Marketing To The Brain’s Rational Mode
What percentage of cars produced in the United States currently come with a manual stick shift transmission? About 1 percent. It makes sense. Why think when you don’t have to? This mentality is not unique to the auto industry. It is directly analogous to how the brain works regarding decision-making.
The Brain Systems
The brain does not want to think unless it has to make a decision. Unlike cars, humans have situations where we need to stop and think through our steps in manual mode. Neuroscientist Daniel Kahneman dubbed the manual mode System 2. It is paramount for marketers to understand System 2, its impact on consumer behavior, and how to calibrate tactics accordingly.
Most of the time, the brain prefers to go with the flow. So it cruises along in automatic mode, what Kahneman calls System 1. System 1 is the quick, intuitive way of making decisions which is the exact opposite of System 2.
But there are times when exerting the mental energy to take manual control is necessary, which is where System 2 is needed. It happens in real life all the time. Take this scenario, for example. Assume you grew up speaking only one language, English, and you find yourself traveling to a non-English speaking country. Imagine coming across a local person asking you something in thier native tongue. It will be automatic for you to respond in English the first few times. Even if you are proficient in other languages, the initial response for the first few instances is likely in English before adjusting over time.
This is because your brain prefers System 1 and is reluctant to switch to System 2. As a result, you have to pause, proactively decide to think deeply about something, and not just “go with the flow.” In other words, your System 1 needs to be overridden by your slow and deliberative System 2.
It is not as simple as it sounds to switch to System 2. The switch does not happen automatically; it must be done manually.

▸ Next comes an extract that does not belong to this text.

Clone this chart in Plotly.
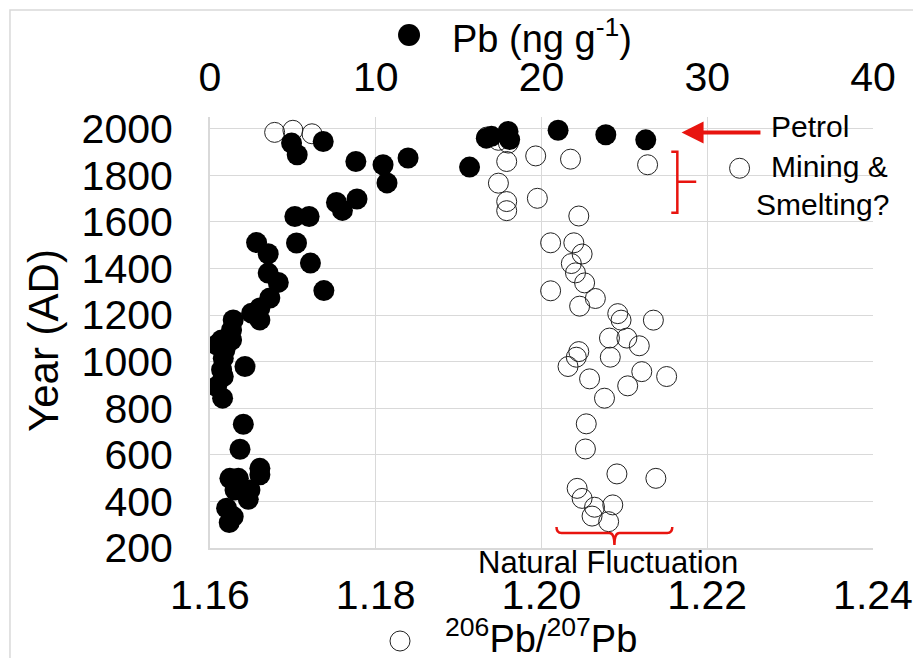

You have to literally fight off the impulse to go with the System 1 response. You must fight off the instinct to speak in your native language. Exerting control is like being a salmon swimming upstream. Everything is pushing you in the direction of System 1, and you’re forcing yourself to go against it. Impulsive decision-making is a result of System 1, and your armor against impulse is System 2.
Purchasing With Purpose
For consumers, certain purchases naturally require analysis and deliberate thought. This is where marketers should optimize for System 2. In general, System 2 helps with big-ticket purchases or complex products which require multiple buy-ins. Think about shopping for auto insurance, a new home, office space, a cloud service for your employees, a new account software, or CRM for your company. No one ever signs a three-million-dollar SalesForce contract on a whim. As marketers, the first step is to review your products. Evaluate which of your products could be a System 2 product.
Next, evaluate the communication around said products. Is the communication speaking to the reactive, quick, and emotional System 1? Or is the communication speaking to the rational, deliberate, and logical System 2? It should be the latter. The goal with System 2 products is to market them by slowing the consumers down. Therefore, marketing tactics should provide objective reasons to justify the purchase. Typical forms of System 2 marketing include white papers, reviews, testimonials, case studies, etc.
Unlike a car’s stick shift transmission, marketers cannot engineer their way out of a manual mode. Instead, they must speak the language of logic, reason, and analysis to progress the consumer towards a purchase.